--- Start Extracted records ---

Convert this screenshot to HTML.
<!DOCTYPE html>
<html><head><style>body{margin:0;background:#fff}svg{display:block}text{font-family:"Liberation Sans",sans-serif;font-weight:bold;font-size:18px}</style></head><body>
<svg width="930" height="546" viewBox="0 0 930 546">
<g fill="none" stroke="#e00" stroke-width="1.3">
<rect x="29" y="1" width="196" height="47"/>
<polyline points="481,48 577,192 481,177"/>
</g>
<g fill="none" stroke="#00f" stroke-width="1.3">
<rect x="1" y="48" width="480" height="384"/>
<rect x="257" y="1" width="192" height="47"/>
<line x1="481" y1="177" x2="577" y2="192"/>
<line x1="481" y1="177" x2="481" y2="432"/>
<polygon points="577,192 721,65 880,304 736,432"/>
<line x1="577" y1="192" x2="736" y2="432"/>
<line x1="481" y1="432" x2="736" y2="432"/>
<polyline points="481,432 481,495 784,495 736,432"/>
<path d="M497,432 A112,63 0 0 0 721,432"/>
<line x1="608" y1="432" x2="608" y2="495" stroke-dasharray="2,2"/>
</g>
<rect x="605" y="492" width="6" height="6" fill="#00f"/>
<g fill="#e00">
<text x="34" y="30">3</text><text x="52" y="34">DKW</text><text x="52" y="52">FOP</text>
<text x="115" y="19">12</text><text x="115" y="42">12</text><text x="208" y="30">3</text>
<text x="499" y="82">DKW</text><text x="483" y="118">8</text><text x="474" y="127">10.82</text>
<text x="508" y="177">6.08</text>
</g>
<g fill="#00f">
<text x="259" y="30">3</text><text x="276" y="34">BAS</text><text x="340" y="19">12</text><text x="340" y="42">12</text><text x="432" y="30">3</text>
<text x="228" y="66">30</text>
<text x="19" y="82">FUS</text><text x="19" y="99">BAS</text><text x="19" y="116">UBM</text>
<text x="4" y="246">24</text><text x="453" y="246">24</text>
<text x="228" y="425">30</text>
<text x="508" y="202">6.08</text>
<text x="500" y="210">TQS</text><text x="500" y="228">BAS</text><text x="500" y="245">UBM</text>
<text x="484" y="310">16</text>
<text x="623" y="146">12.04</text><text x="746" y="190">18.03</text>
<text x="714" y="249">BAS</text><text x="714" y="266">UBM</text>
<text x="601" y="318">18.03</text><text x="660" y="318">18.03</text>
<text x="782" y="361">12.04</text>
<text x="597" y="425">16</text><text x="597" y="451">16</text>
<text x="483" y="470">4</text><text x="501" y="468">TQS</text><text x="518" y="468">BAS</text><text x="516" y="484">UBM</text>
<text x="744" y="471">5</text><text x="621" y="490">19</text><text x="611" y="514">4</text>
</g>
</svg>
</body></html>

--- End Extracted records ---
--- Start Extracted records ---

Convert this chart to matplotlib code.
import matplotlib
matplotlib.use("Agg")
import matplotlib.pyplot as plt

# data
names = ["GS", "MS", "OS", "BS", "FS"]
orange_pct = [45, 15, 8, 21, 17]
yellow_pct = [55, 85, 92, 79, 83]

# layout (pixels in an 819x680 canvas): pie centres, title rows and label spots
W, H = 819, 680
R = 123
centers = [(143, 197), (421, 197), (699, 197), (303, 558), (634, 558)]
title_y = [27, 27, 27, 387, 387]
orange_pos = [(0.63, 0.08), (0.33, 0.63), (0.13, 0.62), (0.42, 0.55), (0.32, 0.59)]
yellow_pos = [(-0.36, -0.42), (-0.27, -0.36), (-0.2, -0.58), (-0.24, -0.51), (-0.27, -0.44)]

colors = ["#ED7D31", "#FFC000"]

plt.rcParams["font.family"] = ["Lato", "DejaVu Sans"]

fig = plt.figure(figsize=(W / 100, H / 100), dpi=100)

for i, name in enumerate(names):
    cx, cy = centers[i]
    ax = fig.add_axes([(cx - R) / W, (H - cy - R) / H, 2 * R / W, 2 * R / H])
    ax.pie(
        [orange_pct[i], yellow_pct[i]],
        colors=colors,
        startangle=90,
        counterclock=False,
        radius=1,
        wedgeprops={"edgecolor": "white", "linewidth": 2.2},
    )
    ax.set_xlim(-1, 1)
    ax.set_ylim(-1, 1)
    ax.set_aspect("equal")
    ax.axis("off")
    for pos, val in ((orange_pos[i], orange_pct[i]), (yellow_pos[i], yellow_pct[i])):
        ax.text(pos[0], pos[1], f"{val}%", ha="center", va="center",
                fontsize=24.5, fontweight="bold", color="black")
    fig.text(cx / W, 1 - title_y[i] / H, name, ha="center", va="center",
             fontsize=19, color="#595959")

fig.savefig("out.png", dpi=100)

--- End Extracted records ---

**Written problem:**
Tally up the lines holding the string "Convert" in this listing, and report the total alone.

**Solution to the exercise:**
2